**Aim**
Repeat exactly the lines running from the first line of the data to the line containing "e=document.createElementNS(NS,tag);for(const k in", both ends included, and nothing else; drop the pictures.
++++++
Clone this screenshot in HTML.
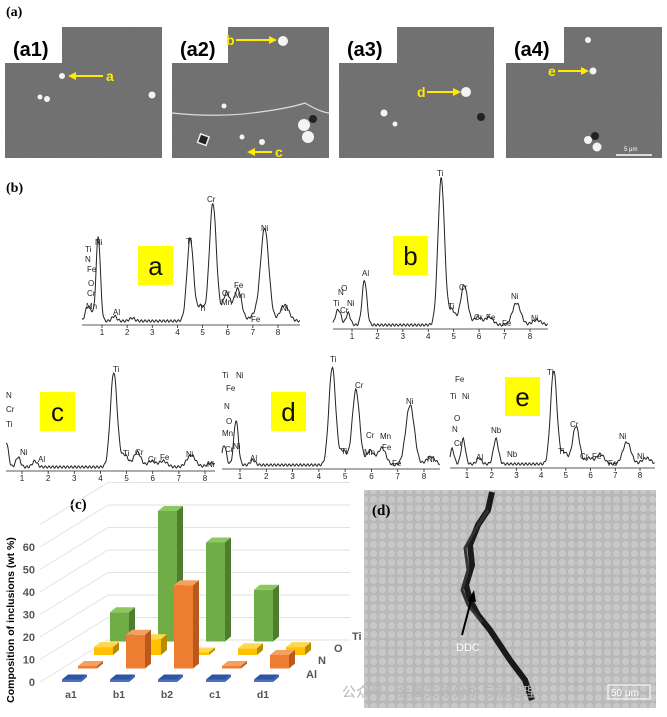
<!DOCTYPE html>
<html><head><meta charset="utf-8"><style>
body{margin:0;background:#fff;width:667px;height:717px;overflow:hidden;font-family:"Liberation Sans","Noto Sans CJK SC",sans-serif}
svg{display:block}
</style></head><body>
<svg id="fig" width="667" height="717" viewBox="0 0 667 717" xmlns="http://www.w3.org/2000/svg">
<defs>
<filter id="noise" x="0" y="0" width="100%" height="100%"><feTurbulence type="fractalNoise" baseFrequency="0.9" numOctaves="2" seed="3"/><feColorMatrix type="matrix" values="0 0 0 0 0.3  0 0 0 0 0.3  0 0 0 0 0.3  0 0 0 0.25 0"/></filter>
<pattern id="cells" width="9" height="9" patternUnits="userSpaceOnUse"><rect width="9" height="9" fill="#b8b8b8"/><circle cx="4.5" cy="4.5" r="3.6" fill="#c8c8c8"/></pattern>
</defs>
<text x="6" y="16" font-family="Liberation Serif" font-weight="bold" font-size="14">(a)</text>
<g id="sem"></g>
<text x="6" y="192" font-family="Liberation Serif" font-weight="bold" font-size="14">(b)</text>
<g id="spectra"></g>
<g id="bar3d"></g>
<g id="micro">
<rect x="364" y="490" width="292" height="218" fill="url(#cells)"/>
<path d="M492 492 L488 510 L478 525 L470 545 L472 565 L466 585 L470 600 L478 615 L490 630 L500 645 L510 660 L525 680 L532 700" stroke="#1a1a1a" stroke-width="6" fill="none"/>
<path d="M488 510 L475 530 L465 548 L468 570 L462 590 L468 605 L482 622" stroke="#333" stroke-width="3" fill="none"/>
<text x="372" y="515" font-family="Liberation Serif" font-weight="bold" font-size="15">(d)</text>
<line x1="462" y1="635" x2="472" y2="597" stroke="#000" stroke-width="2"/>
<polygon points="474,590 468,601 476,602" fill="#000"/>
<text x="456" y="651" fill="#fff" font-size="11">DDC</text>
<rect x="608" y="685" width="42" height="14" fill="none" stroke="#fff"/>
<text x="611" y="696" fill="#fff" font-size="10">50 μm</text>
</g>
<text x="342" y="697" fill="#b5b5b5" font-size="14">公众号 · 金属失效分析与热处理</text>
</svg>
<script>
const NS="http://www.w3.org/2000/svg";
function mk(tag,attrs,parent,txt){const e=document.createElementNS(NS,tag);for(const k in attrs)e.setAttribute(k,attrs[k]);if(txt!==undefined)e.textContent=txt;parent.appendChild(e);return e;}

/* ---------- SEM images ---------- */
const sem=document.getElementById('sem');
const semX=[5,172,339,506], semW=[157,157,155,156];
const semLbl=['(a1)','(a2)','(a3)','(a4)'];
const semBox=[57,56,58,58];
for(let i=0;i<4;i++){
  const g=mk('g',{},sem);
  
  
  mk('rect',{x:semX[i],y:27,width:semW[i],height:131,fill:'#6c6c6c'},g);
  mk('rect',{x:semX[i],y:27,width:semW[i],height:131,filter:'url(#noise)'},g);
  mk('rect',{x:semX[i],y:27,width:semBox[i],height:36,fill:'#fff'},g);
  const t=mk('text',{x:semX[i]+8,y:56,'font-size':20,'font-weight':'bold'},g,semLbl[i]);
  
  
}
const dots=[[62,76,3],[40,97,2.5],[47,99,3],[152,95,3.5],[283,41,5],[224,106,2.5],[242,137,2.5],[262,142,3],[304,125,6],[308,137,6],[384,113,3.5],[395,124,2.5],[466,92,5],[593,71,3.5],[588,40,3],[588,140,4],[597,147,4.5]];
dots.forEach(d=>mk('circle',{cx:d[0],cy:d[1],r:d[2],fill:'#f4f4f4'},sem));
[[313,119],[481,117],[595,136]].forEach(d=>mk('circle',{cx:d[0],cy:d[1],r:4,fill:'#222'},sem));
mk('path',{d:'M172 113 Q220 118 260 112 Q290 108 305 103 Q320 112 329 113',stroke:'#ddd','stroke-width':1.2,fill:'none'},sem);
mk('rect',{x:199,y:135,width:9,height:9,fill:'#222',stroke:'#eee','stroke-width':1.5,transform:'rotate(20 203 139)'},sem);
const arrows=[[103,76,68,'a'],[236,40,277,'b'],[272,152,247,'c'],[427,92,461,'d'],[558,71,589,'e']];
arrows.forEach(a=>{
  const dir=a[2]>a[0]?1:-1;
  mk('line',{x1:a[0],y1:a[1],x2:a[2]-dir*6,y2:a[1],stroke:'#ffea00','stroke-width':2},sem);
  mk('polygon',{points:`${a[2]},${a[1]} ${a[2]-dir*8},${a[1]-4} ${a[2]-dir*8},${a[1]+4}`,fill:'#ffea00'},sem);
  const lx=dir>0?a[0]-10:a[0]+3;
  const t=mk('text',{x:lx,y:a[1]+5,fill:'#ffea00','font-size':14,'font-weight':'bold'},sem,a[3]);
  
  
});
mk('line',{x1:616,y1:155,x2:652,y2:155,stroke:'#fff','stroke-width':1.5},sem);
mk('text',{x:624,y:151,fill:'#fff','font-size':6},sem,'5 μm');

/* ---------- EDS spectra ---------- */
const specNames=['a','b','c','d','e'];
const energiesA=[0.4,0.55,0.85,1.49,2.2,4.51,4.93,5.41,5.95,6.4,7.06,7.47,8.26];
const heightsA=[12,10,85,5,3,83,15,118,28,32,6,93,16];
const energiesB=[0.4,0.52,0.85,1.49,4.51,4.93,5.41,5.95,6.4,7.47,8.26];
const heightsB=[10,10,12,45,147,15,40,8,8,22,5];
const energiesC=[0.4,0.85,1.49,4.51,4.93,5.41,5.95,6.4,7.47,8.26];
const heightsC=[25,10,6,95,12,15,6,6,12,4];
const energiesD=[0.4,0.85,1.49,4.51,4.93,5.41,5.95,6.4,7.47,8.26];
const heightsD=[20,45,5,98,14,75,14,17,60,8];
const energiesE=[0.4,0.85,1.49,2.17,4.51,4.93,5.41,5.95,6.4,7.47,8.26];
const heightsE=[15,25,6,25,94,12,38,6,10,22,6];
const specE=[energiesA,energiesB,energiesC,energiesD,energiesE];
const specH=[heightsA,heightsB,heightsC,heightsD,heightsE];
const specGeom=[{x1:102,x8:278,base:323,x0:82,xe:300},{x1:352,x8:530,base:327,x0:333,xe:548},{x1:22,x8:205,base:469,x0:6,xe:215},{x1:240,x8:424,base:467,x0:222,xe:440},{x1:467,x8:640,base:466,x0:450,xe:655}];
const boxes=[[138,246],[393,236],[40,392],[271,392],[505,377]];
const specLabels=[
 [['Ti',85,252],['N',85,262],['Fe',87,272],['O',88,286],['Cr',87,296],['Mn',86,309],['Ni',95,245],['Al',113,315],['Ti',186,244],['Ti',199,311],['Cr',207,202],['Cr',222,296],['Mn',221,305],['Fe',234,288],['Mn',234,298],['Fe',251,322],['Ni',261,231],['Ni',281,311]],
 [['N',338,295],['O',341,291],['Ti',333,306],['Cr',340,313],['Ni',347,306],['Al',362,276],['Ti',437,176],['Ti',448,309],['Cr',459,290],['Cr',474,320],['Fe',486,320],['Fe',502,326],['Ni',511,299],['Ni',531,321]],
 [['N',6,398],['Cr',6,412],['Ti',6,427],['Ni',20,455],['Al',38,462],['Ti',113,372],['Ti',123,456],['Cr',135,455],['Cr',148,462],['Fe',160,460],['Ni',186,457],['Ni',207,467]],
 [['Ti',222,378],['Ni',236,378],['Fe',226,391],['N',224,409],['O',226,424],['Mn',222,436],['Cr',225,452],['Ni',233,449],['Al',250,461],['Ti',330,362],['Ti',341,454],['Cr',355,388],['Cr',366,438],['Mn',364,455],['Fe',382,450],['Mn',380,439],['Fe',392,466],['Ni',406,404],['Ni',427,462]],
 [['Fe',455,382],['Ti',450,399],['Ni',462,399],['O',454,421],['N',452,432],['Cr',454,446],['Al',476,460],['Nb',491,433],['Nb',507,457],['Ti',547,375],['Ti',558,454],['Cr',570,427],['Cr',580,459],['Fe',592,459],['Fe',608,466],['Ni',619,439],['Ni',637,459]]
];
const spG=document.getElementById('spectra');
for(let s=0;s<5;s++){
  const g=mk('g',{},spG);
  
  
  const G=specGeom[s], kx=(G.x8-G.x1)/7;
  const xs=e=>G.x1+(e-1)*kx;
  const E=specE[s],H=specH[s];
  let pts=[];
  for(let px=G.x0;px<=G.xe;px+=0.7){
    const e=(px-G.x1)/kx+1;
    let y=G.base-2-Math.sin(px*1.7)*1.2;
    for(let i=0;i<E.length;i++){const sig=0.075+0.012*E[i];y-=H[i]*Math.exp(-Math.pow(e-E[i],2)/(2*sig*sig));}
    pts.push(px.toFixed(1)+','+y.toFixed(1));
  }
  const pl=mk('polyline',{points:pts.join(' '),fill:'none',stroke:'#222','stroke-width':1},g);
  
  
  mk('line',{x1:G.x0,y1:G.base+2,x2:G.xe,y2:G.base+2,stroke:'#222','stroke-width':0.8},g);
  for(let k=1;k<=8;k++){
    mk('line',{x1:xs(k),y1:G.base+2,x2:xs(k),y2:G.base+5,stroke:'#222','stroke-width':0.8},g);
    const t=mk('text',{x:xs(k),y:G.base+12,'font-size':8,'text-anchor':'middle',fill:'#222'},g,String(k));
    
    
  }
  specLabels[s].forEach(l=>mk('text',{x:l[1],y:l[2],'font-size':8,fill:'#222'},g,l[0]));
  const b=boxes[s];
  const r=mk('rect',{x:b[0],y:b[1],width:35,height:39,fill:'#ffff00'},g);
  
  
  mk('text',{x:b[0]+17.5,y:b[1]+29,'font-size':26,'text-anchor':'middle',fill:'#111'},g,specNames[s]);
}

/* ---------- 3D bar chart ---------- */
const categories=['a1','b1','b2','c1','d1'];
const rows=['Al','N','O','Ti'];
const alValues=[0,0,0,0,0];
const nValues=[1,15,37,1,6];
const oValues=[3.5,7,0,3,3.5];
const tiValues=[13,58,44,23,0];
const yTicks=[0,10,20,30,40,50,60];
const rowValues=[alValues,nValues,oValues,tiValues];
const cg=document.getElementById('bar3d');


mk('text',{x:70,y:509,'font-family':'Liberation Serif','font-weight':'bold','font-size':15},cg,'(c)');
const yPx=v=>682-v*2.25;
for(let v=0;v<=70;v+=10){
  mk('polyline',{points:`40,${yPx(v)} 108,${yPx(v)-42} 350,${yPx(v)-42}`,fill:'none',stroke:'#e2e2e2','stroke-width':1},cg);
}
yTicks.forEach(v=>{const t=mk('text',{x:35,y:yPx(v)+4,'font-size':11,'font-weight':'bold','text-anchor':'end',fill:'#555'},cg,String(v));
  });
const yt=mk('text',{x:14,y:620,'font-size':10.5,'font-weight':'bold','text-anchor':'middle',transform:'rotate(-90 14 620)'},cg,'Composition of inclusions (wt %)');

const catX=i=>62+i*48;
categories.forEach((c,i)=>{const t=mk('text',{x:catX(i)+9,y:698,'font-size':10.5,'font-weight':'bold','text-anchor':'middle',fill:'#555'},cg,c);
  });
const rowLbl=[[306,678],[318,664],[334,652],[352,640]];
rows.forEach((r,i)=>{const t=mk('text',{x:rowLbl[i][0],y:rowLbl[i][1],'font-size':11,'font-weight':'bold',fill:'#555'},cg,r);
  });
const cols=[['#4472c4','#2f55a0','#3660b0'],['#ed7d31','#f5a060','#b85a1e'],['#ffc000','#ffd84d','#b88b00'],['#70ad47','#8bc860','#4e7d30']];
const bw=19,dx=6,dy=5;
for(let r=3;r>=0;r--){
  for(let i=categories.length-1;i>=0;i--){
    const v=rowValues[r][i];
    if(r===3&&v<=0)continue;
    const x=catX(i)+r*16, base=682-r*13.5, h=Math.max(v*2.25,2.5), top=base-h;
    const bg=mk('g',{},cg);
    
    
    mk('rect',{x:x,y:top,width:bw,height:h,fill:cols[r][0]},bg);
    mk('polygon',{points:`${x},${top} ${x+dx},${top-dy} ${x+bw+dx},${top-dy} ${x+bw},${top}`,fill:cols[r][1]},bg);
    mk('polygon',{points:`${x+bw},${top} ${x+bw+dx},${top-dy} ${x+bw+dx},${base-dy} ${x+bw},${base}`,fill:cols[r][2]},bg);
  }
}
</script>
</body></html>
++++++
**Full answer**
Clone this screenshot in HTML.
<!DOCTYPE html>
<html><head><meta charset="utf-8"><style>
body{margin:0;background:#fff;width:667px;height:717px;overflow:hidden;font-family:"Liberation Sans","Noto Sans CJK SC",sans-serif}
svg{display:block}
</style></head><body>
<svg id="fig" width="667" height="717" viewBox="0 0 667 717" xmlns="http://www.w3.org/2000/svg">
<defs>
<filter id="noise" x="0" y="0" width="100%" height="100%"><feTurbulence type="fractalNoise" baseFrequency="0.9" numOctaves="2" seed="3"/><feColorMatrix type="matrix" values="0 0 0 0 0.3  0 0 0 0 0.3  0 0 0 0 0.3  0 0 0 0.25 0"/></filter>
<pattern id="cells" width="9" height="9" patternUnits="userSpaceOnUse"><rect width="9" height="9" fill="#b8b8b8"/><circle cx="4.5" cy="4.5" r="3.6" fill="#c8c8c8"/></pattern>
</defs>
<text x="6" y="16" font-family="Liberation Serif" font-weight="bold" font-size="14">(a)</text>
<g id="sem"></g>
<text x="6" y="192" font-family="Liberation Serif" font-weight="bold" font-size="14">(b)</text>
<g id="spectra"></g>
<g id="bar3d"></g>
<g id="micro">
<rect x="364" y="490" width="292" height="218" fill="url(#cells)"/>
<path d="M492 492 L488 510 L478 525 L470 545 L472 565 L466 585 L470 600 L478 615 L490 630 L500 645 L510 660 L525 680 L532 700" stroke="#1a1a1a" stroke-width="6" fill="none"/>
<path d="M488 510 L475 530 L465 548 L468 570 L462 590 L468 605 L482 622" stroke="#333" stroke-width="3" fill="none"/>
<text x="372" y="515" font-family="Liberation Serif" font-weight="bold" font-size="15">(d)</text>
<line x1="462" y1="635" x2="472" y2="597" stroke="#000" stroke-width="2"/>
<polygon points="474,590 468,601 476,602" fill="#000"/>
<text x="456" y="651" fill="#fff" font-size="11">DDC</text>
<rect x="608" y="685" width="42" height="14" fill="none" stroke="#fff"/>
<text x="611" y="696" fill="#fff" font-size="10">50 μm</text>
</g>
<text x="342" y="697" fill="#b5b5b5" font-size="14">公众号 · 金属失效分析与热处理</text>
</svg>
<script>
const NS="http://www.w3.org/2000/svg";
function mk(tag,attrs,parent,txt){const e=document.createElementNS(NS,tag);for(const k in attrs)e.setAttribute(k,attrs[k]);if(txt!==undefined)e.textContent=txt;parent.appendChild(e);return e;}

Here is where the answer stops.